In fact, Nix put forward the motion and argued in favour of the BTC developing the portion of the trail without further public consultation, she said.

“I was at that meeting and declared that Nix was in contravention of the Municipal Act and had a conflict of interest,” Kehoe said during the Feb. 11 council meeting. “Will council rescind the hand-shake deal with BTC and start the process over, taking into account public input?”

Creelman said on Feb. 11 that one option is to erase the vote and have another without Nix’s participation. Another avenue would be to have a period of public consultation.

Creelman said he took exception to Kehoe’s use of the term “hand-shake deal.”

Quite simply, council’s decision was not such a deal.

“It would be a memorandum of understanding with the Bruce Trail and ourselves with regard to using our property for purposes of expanding their trail network,” Creelman said.

“With respect, that term was used by council at that (October) meeting,” Kehoe said.

“It’s certainly an informal agreement,” Creelman said. “I don’t think it rises to bylaw status.
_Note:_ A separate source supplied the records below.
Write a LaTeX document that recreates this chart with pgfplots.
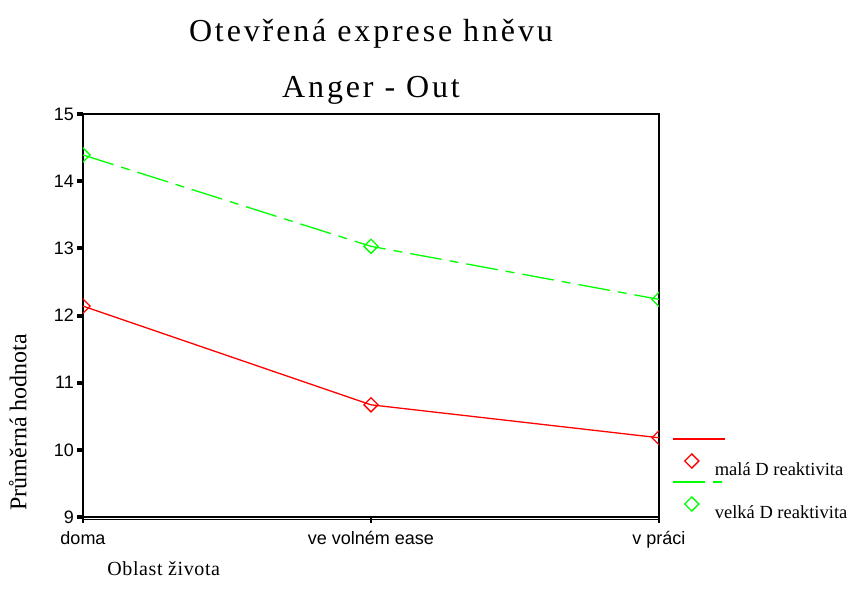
\documentclass[border=0pt]{standalone}
\usepackage{pgfplots}
\pgfplotsset{compat=1.18}
\usepackage{fontspec}
\setmainfont{Liberation Serif}
\newfontfamily\arialfont{Liberation Sans}
\newfontfamily\titlefont[LetterSpace=9]{Liberation Serif}
\newfontfamily\labelfont[LetterSpace=3]{Liberation Serif}
\definecolor{myred}{RGB}{255,0,0}
\definecolor{mygreen}{RGB}{0,255,0}
\begin{document}
\begin{tikzpicture}
\useasboundingbox (-83pt,-81pt) rectangle (768pt,517pt);
\begin{axis}[
  at={(0pt,0pt)}, anchor=south west,
  scale only axis, width=576pt, height=403pt,
  xmin=0, xmax=2, ymin=9, ymax=15,
  xtick={0,1,2},
  xticklabels={doma, ve volném ease, v práci},
  ytick={9,10,11,12,13,14,15},
  xtick pos=bottom, ytick pos=left,
  tick align=outside,
  major tick length=6pt,
  y tick style={black, line width=4pt},
  x tick style={black, line width=2.5pt},
  axis line style={black, line width=1.8pt},
  /pgf/number format/assume math mode=true,
  tick label style={font=\arialfont\fontsize{18}{18}\selectfont},
  y tick label style={inner sep=0pt, xshift=-3pt},
  x tick label style={inner sep=0pt, yshift=-8pt, anchor=north},
  clip mode=individual,
  clip marker paths=true,
  legend cell align=left,
  legend style={draw=none, fill=none, inner sep=0pt, outer sep=0pt,
    at={(axis description cs:1.024,0.1365)}, anchor=north west,
    row sep=24pt, column sep=0pt,
    nodes={inner sep=0pt, anchor=base west},
    font=\fontsize{18.5}{18.5}\selectfont},
  legend image code/.code={
    \draw[#1,mark=none,overlay] (-19pt,37pt) -- (33pt,37pt);
    \draw[#1,overlay] plot[only marks] coordinates {(0pt,15pt)};
    \path[draw=none,fill=none] (-19pt,-5pt) rectangle (23pt,14pt);
  },
]
\addplot[color=myred, line width=1.3pt, mark=square, mark size=5pt,
  mark options={solid, rotate=45, line width=1.3pt}]
  coordinates {(0,12.14) (1,10.67) (2,10.18)};
\addlegendentry{malá D reaktivita}
\addplot[color=mygreen, line width=1.3pt, dash pattern=on 32pt off 8pt on 9pt off 8pt,
  mark=square, mark size=5pt, mark options={solid, rotate=45, line width=1.3pt}]
  coordinates {(0,14.39) (1,13.03) (2,12.24)};
\addlegendentry{velká D reaktivita}
\draw[black, line width=0.9pt] (axis description cs:0,0) ++(0pt,-2.2pt) -- ([yshift=-2.2pt]axis description cs:1,0);
\node[font=\titlefont\fontsize{32}{32}\selectfont] at (axis description cs:0.5,1.2) {Otevřená exprese hněvu};
\node[font=\titlefont\fontsize{32}{32}\selectfont] at (axis description cs:0.5,1.058) {Anger - Out};
\node[font=\fontsize{24}{24}\selectfont, rotate=90] at (axis description cs:-0.113,0.235) {Průměrná hodnota};
\node[font=\labelfont\fontsize{20}{20}\selectfont, anchor=west, inner sep=0pt] at (axis description cs:0.042,-0.127) {Oblast života};
\end{axis}
\end{tikzpicture}
\end{document}
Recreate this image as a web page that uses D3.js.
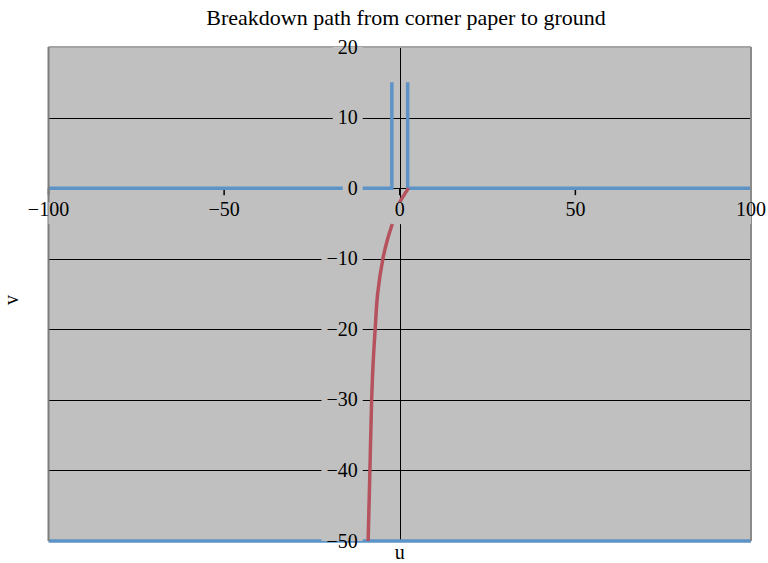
<!DOCTYPE html>
<html><head><meta charset="utf-8">
<script src="https://cdn.jsdelivr.net/npm/d3@7"></script>
<style>body{margin:0;background:#fff}</style>
</head><body><svg id="chart" width="768" height="563"></svg>
<script>
// Axis ticks
const xTicks = [-100, -50, 0, 50, 100];
const yTicks = [20, 10, 0, -10, -20, -30, -40, -50];
const gridValues = [10, -10, -20, -30, -40];

// Corner paper electrodes (blue) and ground plane
const leftU = [-100, -2.25, -2.25];
const leftV = [0, 0, 15];
const rightU = [2.25, 2.25, 100];
const rightV = [15, 0, 0];
const groundU = [-100, 100];
const groundV = [-50, -50];

// Breakdown path (red)
const pathU = [2.5, 1.2, 0, -1.2, -2.2, -3.4, -4.8, -6.3, -7.0, -7.6, -8.0, -8.5, -9.0];
const pathV = [0, -1, -2, -3.5, -5.2, -7.1, -10, -15, -20, -25, -30, -40, -50];

const m = {left: 48.5, right: 751, top: 47, bottom: 541};
const FONT = "'Liberation Serif', 'DejaVu Serif', serif";
const BG = "#c0c0c0";
const BLUE = "#5d93c6", RED = "#b5525e";

const svg = d3.select("#chart");
const x = d3.scaleLinear().domain([-100, 100]).range([m.left, m.right]);
const y = d3.scaleLinear().domain([-50, 20]).range([m.bottom, m.top]);

const zip = (us, vs) => us.map((u, i) => [u, vs[i]]);

// plot area
svg.append("rect").attr("x", m.left).attr("y", m.top)
  .attr("width", m.right - m.left).attr("height", m.bottom - m.top).attr("fill", BG);

svg.append("defs").append("clipPath").attr("id", "plotclip").append("rect")
  .attr("x", m.left).attr("y", m.top).attr("width", m.right - m.left).attr("height", m.bottom - m.top);

// horizontal gridlines
svg.append("g").selectAll("line").data(gridValues).join("line")
  .attr("x1", m.left).attr("x2", m.right)
  .attr("y1", d => Math.round(y(d)) + 0.5).attr("y2", d => Math.round(y(d)) + 0.5)
  .attr("stroke", "#000").attr("stroke-width", 1);

// axis lines through the origin
svg.append("line").attr("x1", Math.round(x(0)) + 0.5).attr("x2", Math.round(x(0)) + 0.5)
  .attr("y1", m.top).attr("y2", m.bottom).attr("stroke", "#000");
svg.append("line").attr("x1", m.left).attr("x2", m.right)
  .attr("y1", Math.round(y(0)) + 0.5).attr("y2", Math.round(y(0)) + 0.5).attr("stroke", "#000");
// x ticks
svg.append("g").selectAll("line").data(xTicks).join("line")
  .attr("x1", d => x(d)).attr("x2", d => x(d))
  .attr("y1", y(0)).attr("y2", y(0) + 7).attr("stroke", "#000").attr("stroke-width", 1.5);

// series
const line = d3.line().x(d => x(d[0])).y(d => y(d[1]));
const curve = d3.line().x(d => x(d[0])).y(d => y(d[1])).curve(d3.curveCatmullRom.alpha(0.5));

[zip(leftU, leftV), zip(rightU, rightV), zip(groundU, groundV)].forEach(pts => {
  svg.append("path").attr("d", line(pts)).attr("fill", "none")
    .attr("stroke", BLUE).attr("stroke-width", 3.5);
});
svg.append("path").attr("d", curve(zip(pathU, pathV))).attr("fill", "none")
  .attr("stroke", RED).attr("stroke-width", 3.5).attr("stroke-linecap", "butt");

// plot border
svg.append("line").attr("x1", m.left).attr("x2", m.right).attr("y1", m.top).attr("y2", m.top)
  .attr("stroke", "#a4a4a4").attr("stroke-width", 2);
svg.append("line").attr("x1", m.left).attr("x2", m.left).attr("y1", m.top).attr("y2", m.bottom)
  .attr("stroke", "#7c7c7c").attr("stroke-width", 2);
svg.append("line").attr("x1", m.right).attr("x2", m.right).attr("y1", m.top).attr("y2", m.bottom)
  .attr("stroke", "#8a8a8a").attr("stroke-width", 2);

const fmt = d => d < 0 ? "\u2212" + Math.abs(d) : String(d);

// y tick labels with background boxes
const yLab = svg.append("g");
yTicks.forEach(v => {
  const g = yLab.append("g");
  const t = g.append("text").attr("x", x(0) - 42).attr("y", y(v)).attr("dy", "0.33em")
    .attr("text-anchor", "end").attr("font-family", FONT).attr("font-size", 20)
    .attr("fill", "#000").text(fmt(v));
  const b = t.node().getBBox();
  g.insert("rect", "text").attr("x", b.x - 5).attr("y", y(v) - 8)
    .attr("width", b.width + 10).attr("height", 16).attr("fill", BG)
    .attr("clip-path", "url(#plotclip)");
});

// x tick labels with background boxes
const xLab = svg.append("g");
xTicks.forEach(u => {
  const g = xLab.append("g");
  const t = g.append("text").attr("x", x(u)).attr("y", y(0) + 28)
    .attr("text-anchor", "middle").attr("font-family", FONT).attr("font-size", 20)
    .attr("fill", "#000").text(fmt(u));
  const b = t.node().getBBox();
  g.insert("rect", "text").attr("x", b.x - 4).attr("y", y(0) + 14)
    .attr("width", b.width + 8).attr("height", 22).attr("fill", BG)
    .attr("clip-path", "url(#plotclip)");
});

// title and axis names
svg.append("text").attr("x", 406).attr("y", 25).attr("text-anchor", "middle")
  .attr("font-family", FONT).attr("font-size", 22).attr("fill", "#000")
  .text("Breakdown path from corner paper to ground");
svg.append("text").attr("x", x(0)).attr("y", 559).attr("text-anchor", "middle")
  .attr("font-family", FONT).attr("font-size", 20).attr("fill", "#000").text("u");
svg.append("text").attr("transform", "translate(18,300) rotate(-90)").attr("text-anchor", "middle")
  .attr("font-family", FONT).attr("font-size", 20).attr("fill", "#000").text("v");
</script></body></html>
I think there was an indication from staff that there should be something more concrete than simply a hand-shake deal.”

Michael Dunmore, the town’s CAO, said there is a recommendation in legislation that allows for almost a re-do. Provided there’s no financial impact, council could revisit the motion.

“Council could re-discuss and re-vote on the request from the Bruce Trail (Conservancy) to utilize the property in question,” Dunmore said.

“When readdressing it we take into account that they should not be given any favour over the fact that they’ve already built the trail, should that be the decision to go forward that would automatically give them the right to purchase the surplus land which they indicated they would like to do,” Kehoe said.

So despite the BTC having established the trail since October, Kehoe wants anybody in the public to buy the surplus land.

“Our (October) decision was distinctly not to start the process of declaring that land surplus,” Creelman said. “It was simply to allow access for purposes of a trail.”

He said the next step, if there is one, would be to declare the land surplus.

“Which is an entirely different issue, different process,” the mayor said. “There are various steps that need to be taken in terms of declaration of surplus land. But we chose not to go down that road at the time that we discussed it back in October.”